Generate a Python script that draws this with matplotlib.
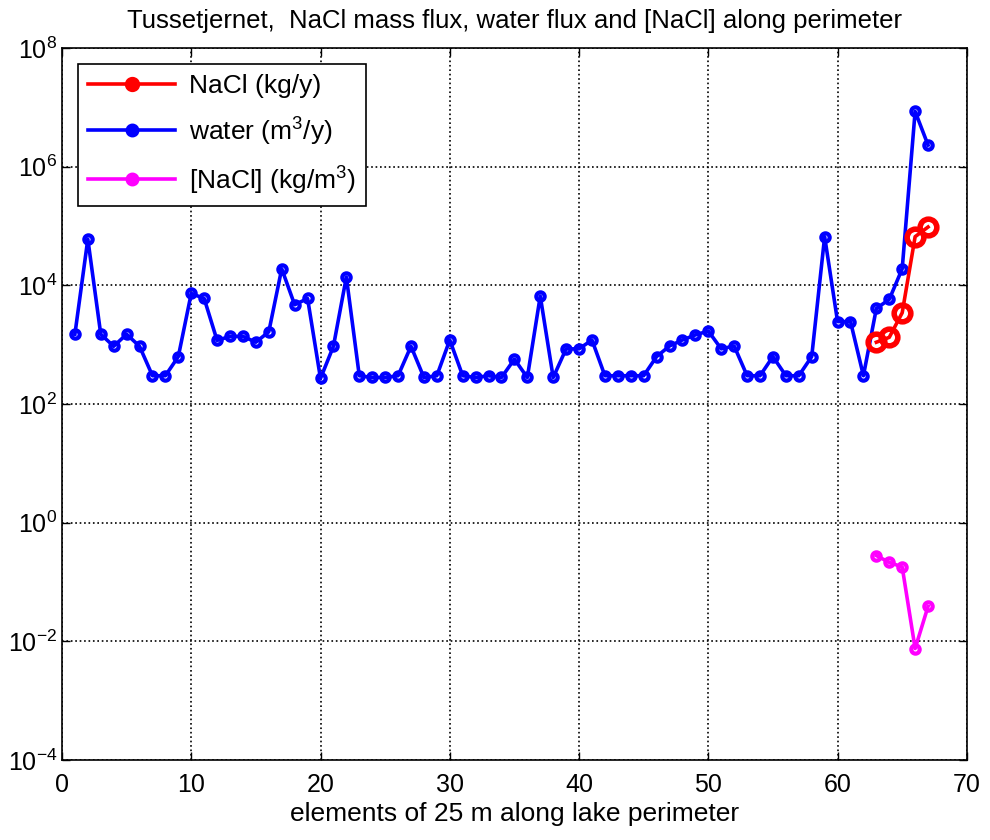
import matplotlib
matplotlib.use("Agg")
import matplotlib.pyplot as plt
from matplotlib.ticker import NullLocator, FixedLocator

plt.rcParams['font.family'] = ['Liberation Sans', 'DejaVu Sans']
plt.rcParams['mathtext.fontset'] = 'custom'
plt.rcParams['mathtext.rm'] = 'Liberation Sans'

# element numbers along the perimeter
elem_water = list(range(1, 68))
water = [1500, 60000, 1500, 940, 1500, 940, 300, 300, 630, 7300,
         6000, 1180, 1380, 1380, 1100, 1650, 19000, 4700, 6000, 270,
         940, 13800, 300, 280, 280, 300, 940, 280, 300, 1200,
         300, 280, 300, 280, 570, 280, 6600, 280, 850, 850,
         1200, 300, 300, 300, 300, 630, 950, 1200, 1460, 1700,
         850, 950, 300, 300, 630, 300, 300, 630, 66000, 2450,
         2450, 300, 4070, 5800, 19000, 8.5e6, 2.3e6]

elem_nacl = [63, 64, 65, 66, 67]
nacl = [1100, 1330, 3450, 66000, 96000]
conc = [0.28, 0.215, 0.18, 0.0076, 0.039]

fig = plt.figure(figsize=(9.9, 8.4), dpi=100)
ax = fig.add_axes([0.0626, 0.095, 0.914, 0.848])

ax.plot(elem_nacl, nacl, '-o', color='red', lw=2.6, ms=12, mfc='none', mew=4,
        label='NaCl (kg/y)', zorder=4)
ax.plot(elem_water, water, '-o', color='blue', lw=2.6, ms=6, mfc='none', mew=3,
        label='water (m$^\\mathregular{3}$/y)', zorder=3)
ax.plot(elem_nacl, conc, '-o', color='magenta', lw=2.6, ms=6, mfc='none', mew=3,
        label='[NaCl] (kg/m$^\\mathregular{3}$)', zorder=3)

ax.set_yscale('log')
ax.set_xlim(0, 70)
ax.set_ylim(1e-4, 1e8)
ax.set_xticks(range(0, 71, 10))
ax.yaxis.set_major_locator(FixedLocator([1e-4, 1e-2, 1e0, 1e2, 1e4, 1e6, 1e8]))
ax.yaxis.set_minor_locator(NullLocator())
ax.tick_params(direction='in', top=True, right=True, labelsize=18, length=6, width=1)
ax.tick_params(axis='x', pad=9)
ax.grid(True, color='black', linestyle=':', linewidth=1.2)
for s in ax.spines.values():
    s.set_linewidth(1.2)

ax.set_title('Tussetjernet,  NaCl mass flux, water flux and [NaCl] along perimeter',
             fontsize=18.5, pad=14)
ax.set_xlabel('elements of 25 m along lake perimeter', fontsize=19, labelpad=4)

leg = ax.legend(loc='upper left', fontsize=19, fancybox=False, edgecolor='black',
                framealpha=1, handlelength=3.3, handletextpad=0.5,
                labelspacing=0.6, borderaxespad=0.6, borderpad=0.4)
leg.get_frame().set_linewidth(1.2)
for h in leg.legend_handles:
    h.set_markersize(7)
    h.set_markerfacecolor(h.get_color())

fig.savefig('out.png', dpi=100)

_ _ _

What to produce >>
The required output is the number of lines containing the word "matplotlib", and nothing besides.

Answer to the problem >>
5